Simple scalars behave as you expect. Objects can do whatever they like. Showing us sample that we can run and reproduce the issue would help - we could then try ikegami's test. That doesn't at all mean we want to see your application though, but just enough lines to reproduce the issue. See I know what I mean. Why don't you? for some tips that help in this situation.

---

Perl's payment curve coincides with its learning curve.

Well, I'm skeptical that it would be a good idea for me to upload my Order and Tour object libraries, and I don't expect anyone to sift through all my code and debug it for me. What I'm looking for is a good direction in which to direct my diagnostic efforts.

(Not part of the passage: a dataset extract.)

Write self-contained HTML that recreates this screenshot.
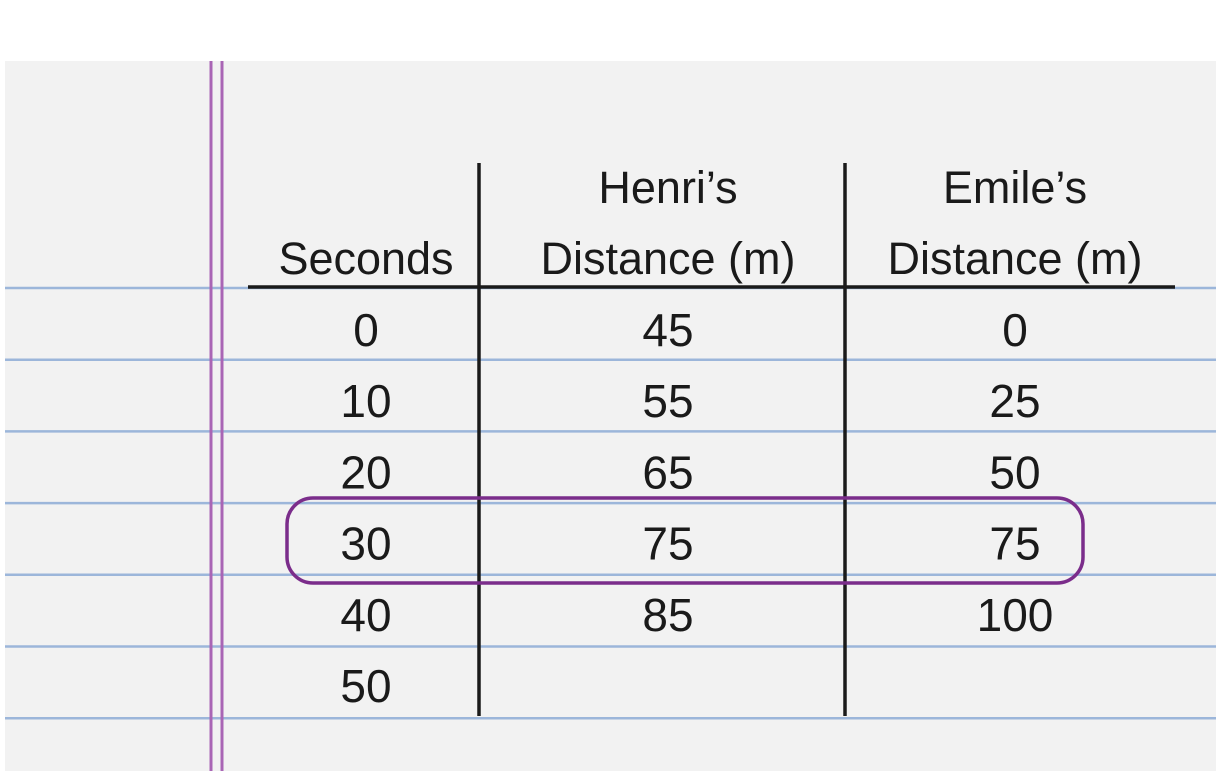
<!DOCTYPE html>
<html><head><meta charset="utf-8"><style>
html,body{margin:0;padding:0;background:#fff;}
svg{display:block;}
text{font-family:"Liberation Sans",sans-serif;fill:#1a1a1a;}
</style></head><body>
<svg width="1232" height="780" viewBox="0 0 1232 780">
<rect x="5" y="61" width="1211" height="710" fill="#f2f2f2"/>
<g id="rules"></g>
<line x1="211" y1="61" x2="211" y2="771" stroke="#a965b5" stroke-width="3"/>
<line x1="222" y1="61" x2="222" y2="771" stroke="#a965b5" stroke-width="3"/>
<g id="table">
<line x1="248" y1="287" x2="1175" y2="287" stroke="#1a1a1a" stroke-width="3.5"/>
<line x1="479" y1="163" x2="479" y2="716" stroke="#1a1a1a" stroke-width="3.5"/>
<line x1="845" y1="163" x2="845" y2="716" stroke="#1a1a1a" stroke-width="3.5"/>
<text x="366" y="274" font-size="45" text-anchor="middle">Seconds</text>
<text x="668" y="203" font-size="45" text-anchor="middle">Henri’s</text>
<text x="668" y="274" font-size="45" text-anchor="middle">Distance (m)</text>
<text x="1015" y="203" font-size="45" text-anchor="middle">Emile’s</text>
<text x="1015" y="274" font-size="45" text-anchor="middle">Distance (m)</text>
</g>
<g id="cells"></g>
<rect x="287" y="498" width="796" height="85" rx="26" fill="none" stroke="#7b2d8b" stroke-width="3.5"/>
</svg>
<script>
const seconds=["0","10","20","30","40","50"];
const henri=["45","55","65","75","85",""];
const emile=["0","25","50","75","100",""];
const NS="http://www.w3.org/2000/svg";
const rules=document.getElementById('rules');
for(let i=0;i<7;i++){
  const l=document.createElementNS(NS,'line');
  const y=288+i*71.7;
  l.setAttribute('x1',5);l.setAttribute('x2',1216);l.setAttribute('y1',y);l.setAttribute('y2',y);
  l.setAttribute('stroke','#9cb6da');l.setAttribute('stroke-width','2.5');
  
  
  rules.appendChild(l);
}
const cells=document.getElementById('cells');
const cols=[[366,seconds,'seconds'],[668,henri,'henri'],[1015,emile,'emile']];
cols.forEach(([x,arr,nm])=>{
  arr.forEach((v,i)=>{
    if(v==="")return;
    const t=document.createElementNS(NS,'text');
    t.setAttribute('x',x);t.setAttribute('y',346+i*71.2);
    t.setAttribute('font-size','46');t.setAttribute('text-anchor','middle');
    t.textContent=v;
    
    
    cells.appendChild(t);
  });
});
</script>
</body></html>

Under what conditions can I take a string "110.98" and not be able to use it in numeric context? I thought the answer was "under no conditions ever for any reason under any version of Perl" but clearly I'm wrong. That said, I'll chop out the code that spits out the values and isolate them and try to get a manageable test case.

Under what conditions can I take a string "110.98" and not be able to use it in numeric context?

None, unless it's not a string or not that string, as oshalla very eloquently puts. That's why I asked to see what the value really is. I'm still waiting for an answer.

I didn't suggest in anyway you post an enormous program here.

What I suggest is that you reduce your code to a minimal program such that it 1) runs, and 2) shows your problem.

Under what conditions can I take a string "110.98" and not be able to use it in numeric context? I thought the answer was "under no conditions ever for any reason under any version of Perl" but clearly I'm wrong.

Oh, no, you are right. If you have a string "110.98", you will be able to use it in numeric context. The problem however is that you may very well have some else than a string.

But since we don't know where the thing you have is coming from, we don't know, do we? And I don't like the game of "I've problem. I only half describe it. Now guess what's going on". If I want to play situation puzzles, I'll go to rec.puzzles.